EXTRACTED ENTRIES:
________________________
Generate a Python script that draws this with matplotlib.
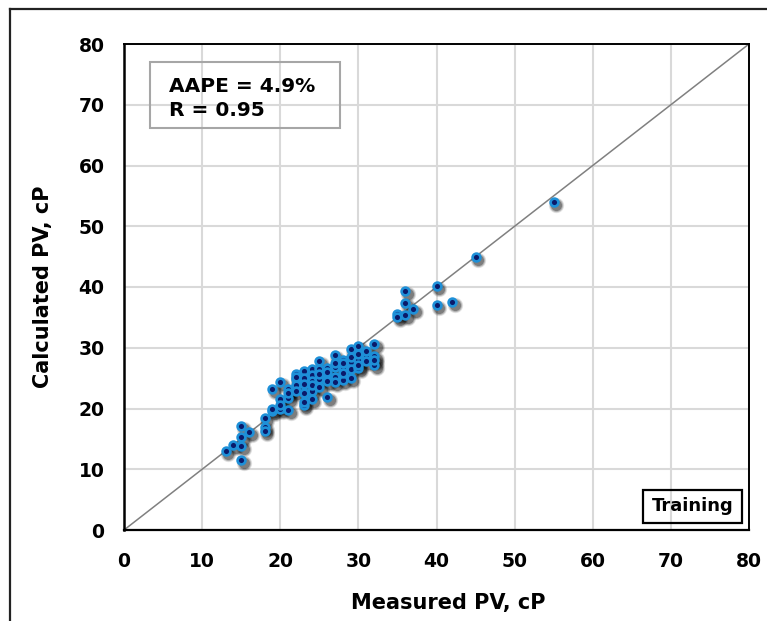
________________________
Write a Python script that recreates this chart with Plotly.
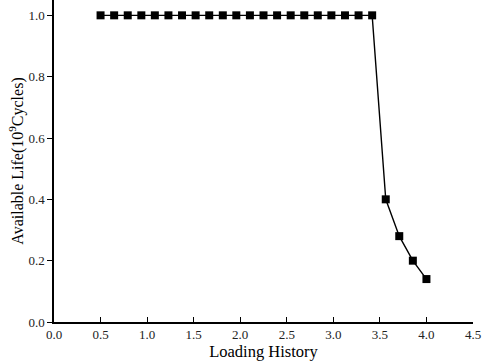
________________________
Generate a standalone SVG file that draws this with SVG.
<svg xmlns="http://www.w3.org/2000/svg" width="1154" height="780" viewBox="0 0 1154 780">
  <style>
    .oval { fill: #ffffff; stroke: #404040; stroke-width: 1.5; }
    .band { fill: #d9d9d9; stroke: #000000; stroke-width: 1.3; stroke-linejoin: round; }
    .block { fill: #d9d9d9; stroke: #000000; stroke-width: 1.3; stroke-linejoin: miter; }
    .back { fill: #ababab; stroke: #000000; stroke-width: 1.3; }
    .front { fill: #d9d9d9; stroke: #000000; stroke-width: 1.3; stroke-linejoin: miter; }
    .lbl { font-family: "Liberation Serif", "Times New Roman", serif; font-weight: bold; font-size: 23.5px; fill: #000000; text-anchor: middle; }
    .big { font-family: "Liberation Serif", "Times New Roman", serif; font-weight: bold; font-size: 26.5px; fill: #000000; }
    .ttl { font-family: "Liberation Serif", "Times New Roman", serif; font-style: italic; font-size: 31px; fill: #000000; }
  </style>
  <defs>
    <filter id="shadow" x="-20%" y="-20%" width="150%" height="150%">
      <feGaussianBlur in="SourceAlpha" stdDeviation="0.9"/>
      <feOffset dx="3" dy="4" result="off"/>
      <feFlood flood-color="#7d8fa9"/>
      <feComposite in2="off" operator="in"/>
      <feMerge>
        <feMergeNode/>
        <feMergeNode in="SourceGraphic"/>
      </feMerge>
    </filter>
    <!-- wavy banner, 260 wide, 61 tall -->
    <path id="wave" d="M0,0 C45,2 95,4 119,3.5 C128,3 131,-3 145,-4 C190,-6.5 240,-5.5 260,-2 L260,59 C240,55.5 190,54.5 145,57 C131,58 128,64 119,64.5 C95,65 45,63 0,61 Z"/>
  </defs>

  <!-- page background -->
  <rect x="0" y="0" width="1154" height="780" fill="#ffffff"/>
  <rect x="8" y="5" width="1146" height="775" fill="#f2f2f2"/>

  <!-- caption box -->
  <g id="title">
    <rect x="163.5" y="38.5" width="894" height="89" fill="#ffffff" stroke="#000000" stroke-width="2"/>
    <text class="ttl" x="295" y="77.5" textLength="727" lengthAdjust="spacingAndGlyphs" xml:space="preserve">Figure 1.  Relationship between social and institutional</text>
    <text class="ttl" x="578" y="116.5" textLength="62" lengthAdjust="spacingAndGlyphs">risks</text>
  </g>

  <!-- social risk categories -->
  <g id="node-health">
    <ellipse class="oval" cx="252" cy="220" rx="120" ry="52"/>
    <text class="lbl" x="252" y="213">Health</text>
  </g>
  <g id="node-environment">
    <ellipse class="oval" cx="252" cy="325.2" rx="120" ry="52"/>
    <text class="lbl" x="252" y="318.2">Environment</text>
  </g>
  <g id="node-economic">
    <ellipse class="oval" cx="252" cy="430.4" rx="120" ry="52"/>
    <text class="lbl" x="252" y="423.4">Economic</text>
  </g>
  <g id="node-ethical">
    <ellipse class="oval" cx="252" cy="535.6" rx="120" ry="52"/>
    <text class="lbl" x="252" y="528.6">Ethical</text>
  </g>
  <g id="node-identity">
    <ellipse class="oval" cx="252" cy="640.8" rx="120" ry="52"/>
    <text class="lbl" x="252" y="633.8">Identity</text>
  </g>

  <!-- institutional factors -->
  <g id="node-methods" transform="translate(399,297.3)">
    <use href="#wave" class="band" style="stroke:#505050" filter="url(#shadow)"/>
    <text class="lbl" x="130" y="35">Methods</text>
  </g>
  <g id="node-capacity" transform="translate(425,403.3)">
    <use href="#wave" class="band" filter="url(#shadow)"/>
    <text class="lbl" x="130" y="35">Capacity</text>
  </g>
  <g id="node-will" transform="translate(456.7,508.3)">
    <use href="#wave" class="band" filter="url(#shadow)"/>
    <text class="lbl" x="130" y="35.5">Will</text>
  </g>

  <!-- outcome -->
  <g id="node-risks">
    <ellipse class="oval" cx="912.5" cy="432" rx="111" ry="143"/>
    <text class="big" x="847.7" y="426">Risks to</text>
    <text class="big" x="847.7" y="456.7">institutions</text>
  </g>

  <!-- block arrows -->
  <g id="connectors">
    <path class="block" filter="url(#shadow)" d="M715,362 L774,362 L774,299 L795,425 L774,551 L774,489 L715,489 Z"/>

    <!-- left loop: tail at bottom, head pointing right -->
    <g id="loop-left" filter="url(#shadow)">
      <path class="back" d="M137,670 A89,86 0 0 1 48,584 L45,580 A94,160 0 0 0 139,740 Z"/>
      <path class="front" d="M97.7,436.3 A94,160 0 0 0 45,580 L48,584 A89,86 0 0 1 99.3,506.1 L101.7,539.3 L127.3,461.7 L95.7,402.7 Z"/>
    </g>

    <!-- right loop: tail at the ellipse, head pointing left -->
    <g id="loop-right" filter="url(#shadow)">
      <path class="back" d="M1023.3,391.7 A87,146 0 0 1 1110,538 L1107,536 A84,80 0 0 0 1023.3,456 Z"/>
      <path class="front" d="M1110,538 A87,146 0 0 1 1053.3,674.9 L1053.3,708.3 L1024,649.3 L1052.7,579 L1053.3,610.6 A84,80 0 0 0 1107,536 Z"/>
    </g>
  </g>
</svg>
________________________
WHAT YOU WILL DO: Report how many lines in the records hold the word "Python", giving the number and nothing else.

RESULT OF THE TASK: 2